On to customs, which goes mostly as expected. An older official was interested in the french press-shaped impression the french press in my bag made on the x-ray machine. Only after smelling the grounds packed inside was he satisfied it was a indeed just a french press. Bad coffee followed Getting Detained on my North Korea risk list. I repacked my bag and entered the lobby, where I’d wait for the rest of my group.
The lot of us totaled 140. Our tour company broke us into seven groups of 20 for two reasons: our itinerary was packed with many small locations — restaurants and gift shops — and small groups simplified surveillance for our two North Korean hosts. Pyong, more experienced, sat at the front of the bus and provided in-transit commentary. Ms. Ri, on her first tour, studied silently from the back. Our hosts spent a lot of bus-time on their phones, mostly with each other.
After leaving the DPRK I learned Pyong claimed to be Otto Warmbier’s tour guide — an irrefutable claim any guide could make. Pyong told a lot of lies on the trip, but those were scripted. Through one-to-one casual conversations and karaoke duets — My Heart Will Go On, his choice — I got to know Pyong as a well-intentioned, honest guy. I believe him. Had I learned sooner of his celebrity status I would have spent less time trying to crack Ms. Ri’s toothy grin.
“Ms. Ri, are you having fun!?”
“Fun? What is this word?”
I strongly suspect Otto Warmbier guilty of being a bro. Pyong could have confirmed it. Now I’ll have to wait.

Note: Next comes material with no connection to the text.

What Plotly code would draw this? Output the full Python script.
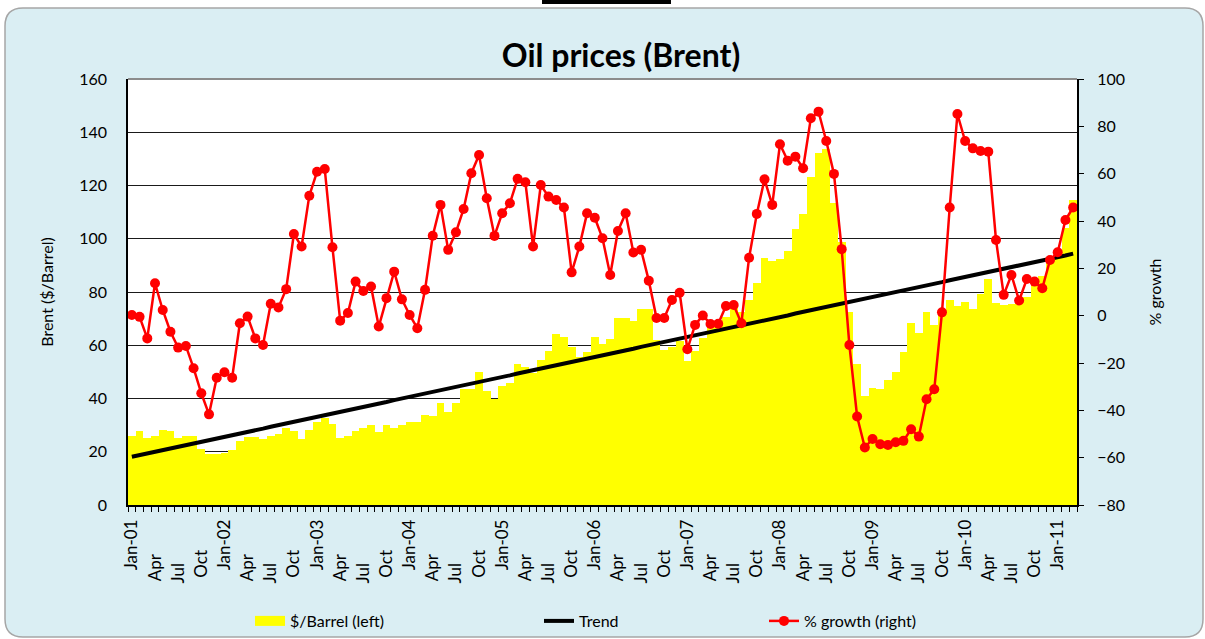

The Friday night bus ride from the pristine international terminal through rush-hour Pyongyang, flush with brand new apartment buildings and bustling with activity, gives me pause. Is this the same unemployed, starving and destitute Pyongyang I read about? As the sun begins to set we stop in Fountain Square. Pyong tells us it’s a popular place for weddings. It’s beautiful. We stroll the grounds and happen across newlyweds taking pictures. They ask us to join them. Of course!

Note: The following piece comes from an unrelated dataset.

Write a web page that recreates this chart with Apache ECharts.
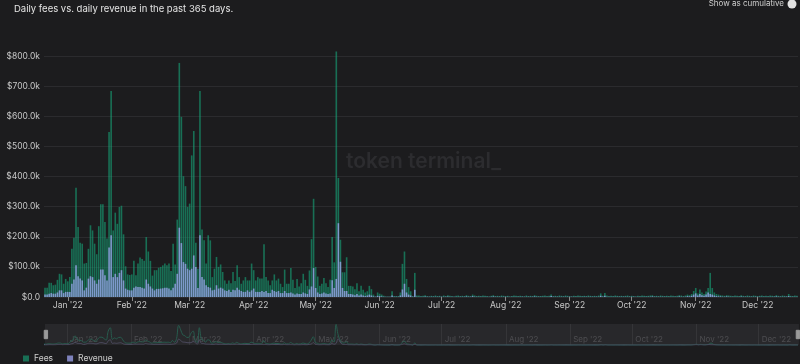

The tour spans four days and three nights: Friday afternoon arrival in Pyongyang; Friday night sightseeing; Saturday sightseeing; Sunday morning race; Sunday afternoon sightseeing; Monday morning sightseeing; Monday afternoon depart Pyongyang. The days start early and end late, e.g. Saturday sightseeing started at 8:00 and ended at 20:30, with the option to see North Korea’s first “girl power” movie, Comrade Kim Goes Flying.
The Korea International Travel Company, the North Korean organization responsible for tour logistics, deliberately stuffs the itinerary. Down time could be filled with critical thinking. The near-frenetic pace is exhausting. As with most trips, you don’t fully appreciate them until after you’ve left. North Korea is the same but worse. After more than two weeks of reflection I, like Danny, am still not sure what I saw. I’m 99% positive it was all a lie. I’d be 100% if I never went. But propaganda works.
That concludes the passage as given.